If the money is in a Roth IRA, how will I be able to get it out quickly if I need it? Would there not be a lot of paperwork involved, and then a delay in processing it? That is what worries me.
November 11th, 2007 at 9:17 am
speedy: It probably depends on your custodian. In our case (with Vanguard), it would take about 2 days to get our hands on the money (via electronic transfer).
November 11th, 2007 at 9:25 pm
If you are using Roth IRA for emergencies and want quick access, try the local credit union and bank. We can walk into our credit union and withdraw cash as if it was just a savings account.
One more thing, make sure you don’t have any custodial fees or closing fees.
November 12th, 2007 at 6:10 pm
Thanks for this article!
I’ve been looking at personal finance blogs for the last several months (since I graduated from college in May) and this is excellent information that I will look into.
I currently have no retirement savings — all of my savings have been going into an “emergency fund”; my job is not steady and I’ve feared opening an IRA because of losing access to money in case of emergency (or lack of employment).
I know that withdrawing money from a Roth is a less than ideal choice, but for me, when I assumed I’d have to wait a couple of years to open one, this is fantastic news.
November 12th, 2007 at 6:18 pm
Tellingnot: all i can tell you is the earlier you start the better!!
I am only 28, so I feel like I am ahead of most people at my age.

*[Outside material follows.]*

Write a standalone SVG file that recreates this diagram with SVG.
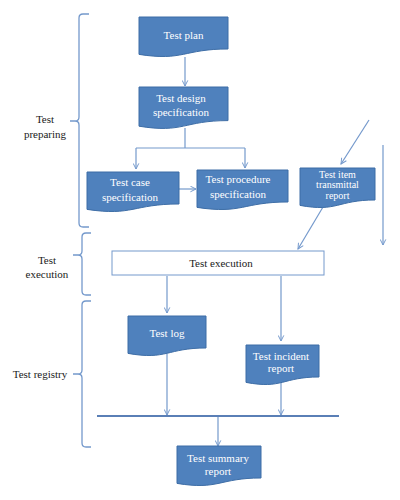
<svg xmlns="http://www.w3.org/2000/svg" width="400" height="500" viewBox="0 0 400 500">
<style>
.doc{fill:#4f81bd;stroke:#3d6da6;stroke-width:1}
.nt{font-family:"Liberation Serif",serif;font-size:11px;fill:#ffffff;text-anchor:middle}
.st{font-family:"Liberation Serif",serif;font-size:10px;fill:#ffffff;text-anchor:middle}
.lt{font-family:"Liberation Serif",serif;font-size:11px;fill:#1a1a1a;text-anchor:middle}
.c{fill:none;stroke:#7499cc;stroke-width:1.2}
.br{fill:none;stroke:#7499cc;stroke-width:1.3}
</style>
<defs>
<marker id="ah" viewBox="0 0 10 10" refX="9" refY="5" markerWidth="7" markerHeight="7" orient="auto" markerUnits="userSpaceOnUse">
<path d="M1,1 L9,5 L1,9" fill="none" stroke="#7499cc" stroke-width="1.4"/>
</marker>
</defs>
<rect width="400" height="500" fill="#ffffff"/>
<g id="braces">
<path class="br" d="M89,14 H83 Q79,14 79,18 V117 Q79,121 75,121 H70 M75,121 Q79,121 79,125 V223 Q79,227 83,227 H89"/>
<path class="br" d="M91,233 H86 Q82,233 82,237 V251 Q82,255 78,255 H73 M78,255 Q82,255 82,259 V291 Q82,295 86,295 H91"/>
<path class="br" d="M91,301 H86 Q82,301 82,305 V370 Q82,374 78,374 H73 M78,374 Q82,374 82,378 V443 Q82,447 86,447 H91"/>
</g>
<g id="labels">
<text class="lt" x="45" y="123">Test</text>
<text class="lt" x="45" y="138">preparing</text>
<text class="lt" x="47" y="264">Test</text>
<text class="lt" x="47" y="278">execution</text>
<text class="lt" x="40" y="378">Test registry</text>
</g>
<g id="connectors">
<line class="c" x1="185" y1="57" x2="185" y2="86" marker-end="url(#ah)"/>
<path class="c" d="M185,128 V148"/>
<path class="c" d="M136,148 H245"/>
<line class="c" x1="136" y1="148" x2="136" y2="169" marker-end="url(#ah)"/>
<line class="c" x1="245" y1="148" x2="245" y2="168" marker-end="url(#ah)"/>
<line class="c" x1="179" y1="189" x2="196" y2="189" marker-end="url(#ah)"/>
<line class="c" x1="369" y1="120" x2="341" y2="164" marker-end="url(#ah)"/>
<line class="c" x1="323" y1="207" x2="298" y2="249" marker-end="url(#ah)"/>
<line class="c" x1="383" y1="145" x2="383" y2="245" marker-end="url(#ah)"/>
<line class="c" x1="167" y1="276" x2="167" y2="313" marker-end="url(#ah)"/>
<line class="c" x1="281" y1="276" x2="281" y2="341" marker-end="url(#ah)"/>
<line class="c" x1="167" y1="354" x2="167" y2="415" marker-end="url(#ah)"/>
<line class="c" x1="281" y1="383" x2="281" y2="415" marker-end="url(#ah)"/>
<line x1="97" y1="416" x2="339" y2="416" stroke="#5a7fb6" stroke-width="2"/>
<line class="c" x1="218" y1="417" x2="218" y2="446" marker-end="url(#ah)"/>
</g>
<g id="test-plan">
<path class="doc" d="M139,17 H228 V49 C183.5,49 183.5,61.3 139,54.4 Z"/>
<text class="nt" x="183.5" y="39">Test plan</text>
</g>
<g id="test-design">
<path class="doc" d="M139,87 H228 V120.6 C183.5,120.6 183.5,133.5 139,126.2 Z"/>
<text class="nt" x="181" y="102">Test design</text>
<text class="nt" x="181" y="116">specification</text>
</g>
<g id="test-case">
<path class="doc" d="M87,172 H179 V204 C133,204 133,216.3 87,209.4 Z"/>
<text class="nt" x="130" y="186">Test case</text>
<text class="nt" x="130" y="201">specification</text>
</g>
<g id="test-procedure">
<path class="doc" d="M197,170 H288 V202 C242.5,202 242.5,214.3 197,207.4 Z"/>
<text class="nt" x="238" y="183">Test procedure</text>
<text class="nt" x="238" y="198">specification</text>
</g>
<g id="test-item">
<path class="doc" d="M300,168 H375 V200 C337.5,200 337.5,212.3 300,205.4 Z"/>
<text class="st" x="337.5" y="177.5">Test item</text>
<text class="st" x="337.5" y="188">transmittal</text>
<text class="st" x="337.5" y="198.5">report</text>
</g>
<g id="test-execution">
<rect x="112" y="251" width="212" height="24" fill="#ffffff" stroke="#7499cc" stroke-width="1"/>
<text class="lt" x="221" y="267">Test execution</text>
</g>
<g id="test-log">
<path class="doc" d="M128,316 H206 V348 C167,348 167,360.3 128,353.4 Z"/>
<text class="nt" x="167" y="337">Test log</text>
</g>
<g id="test-incident">
<path class="doc" d="M246,345 H319 V377 C282.5,377 282.5,389.3 246,382.4 Z"/>
<text class="nt" x="281" y="360">Test incident</text>
<text class="nt" x="281" y="372">report</text>
</g>
<g id="test-summary">
<path class="doc" d="M177,446 H261 V478 C219,478 219,490.3 177,483.4 Z"/>
<text class="nt" x="218" y="462">Test summary</text>
<text class="nt" x="218" y="475">report</text>
</g>
</svg>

My wife and I just saw the financial adviser today actually and we are doing pretty good. but start now if you can, even if its a 100 bucks a month or something.
November 15th, 2007 at 9:47 am
How come this item says 25 comments but there aren’t even 20 comments to read?
November 15th, 2007 at 9:49 am
There are currently seven trackbacks/pingbacks (below) which get counted as comments. These are auto-generated “comments” that happen when someone links to one of my articles.
January 27th, 2008 at 2:43 pm
I have a Roth IRA and was wondering if I can contribute more than my Adjusted gross income ( which is less than $4,000) without any other penalties?